Na sessão em que o processo foi arquivado, Ricardo Vale fez um comentário interessante: “A Justiça diz que o ônus da prova é de quem acusa. Eu li e reli o processo de acusação, li a defesa da deputada e não consigo ver essa coisa concreta. Pelo contrário, a deputada acaba apresentando as notas, mostrando que fez o pagamento, enquanto o empresário da NetPub não consegue provar que não foi pago’, afirmou.
Sandra Faraj ainda terá de responder às acusações dos ex-funcionários na Justiça. Mas a fase mais difícil, o embate político, passou.
Aos oito meses de gravidez, a distrital já se licenciou para dar à luz Benjamin. Deverá ficar afastada os próximos 120 dias, que lhe são garantidos por lei. Neste período, o suplente não pode assumir — seria o Sargento Roosevelt, companheiro de partido do governador.
Com a aprovação de seu governo em ruínas, Rollemberg terá que equilibrar o tratamento dispensado aos deputados, tendo a ressuscitada Sandra Faraj como o 13º e decisivo voto para formar a maioria sobre qualquer matéria.

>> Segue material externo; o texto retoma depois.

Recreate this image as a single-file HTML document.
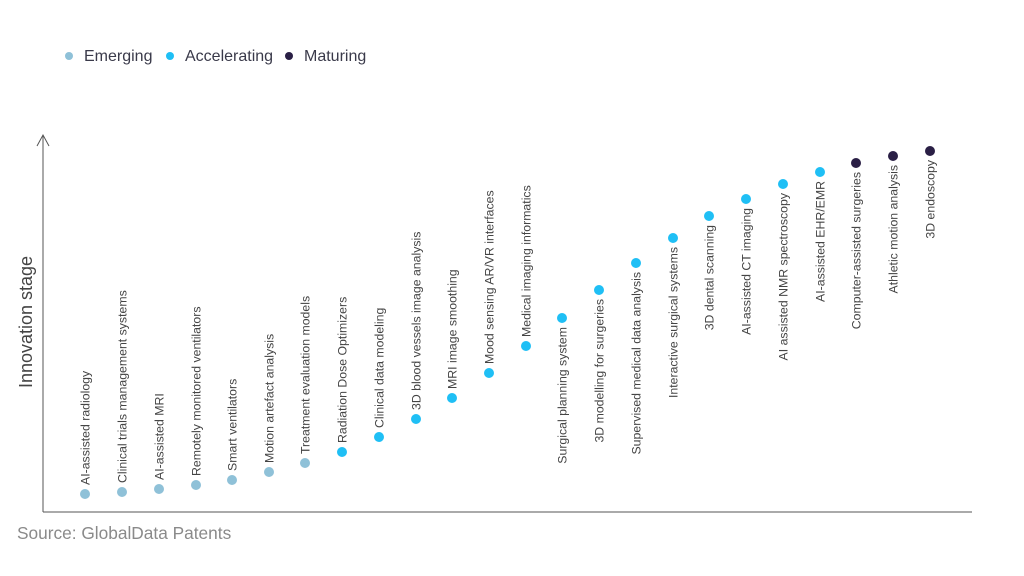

Sandra Faraj foi alvo de cobras e lagartos. Os lagartos foram engolidos por seis acusadores. As cascáveis, embora pisadas nas cabeças, sobreviveram e voltaram a rastejar em direção à Câmara Legislativa. Fazem barulho com seus chocalhos que prenunciam caos. Mas os alvos – deputados que em outras épocas foram vítimas de artimanhas dos próprios colegas -, avisados, providenciaram antídotos.
A guerra não acabou. A próxima batalha vai ferir de morte novos gestos draconianos. Nessa hora, é o que se prevê, a falsidade será combatida com rigor.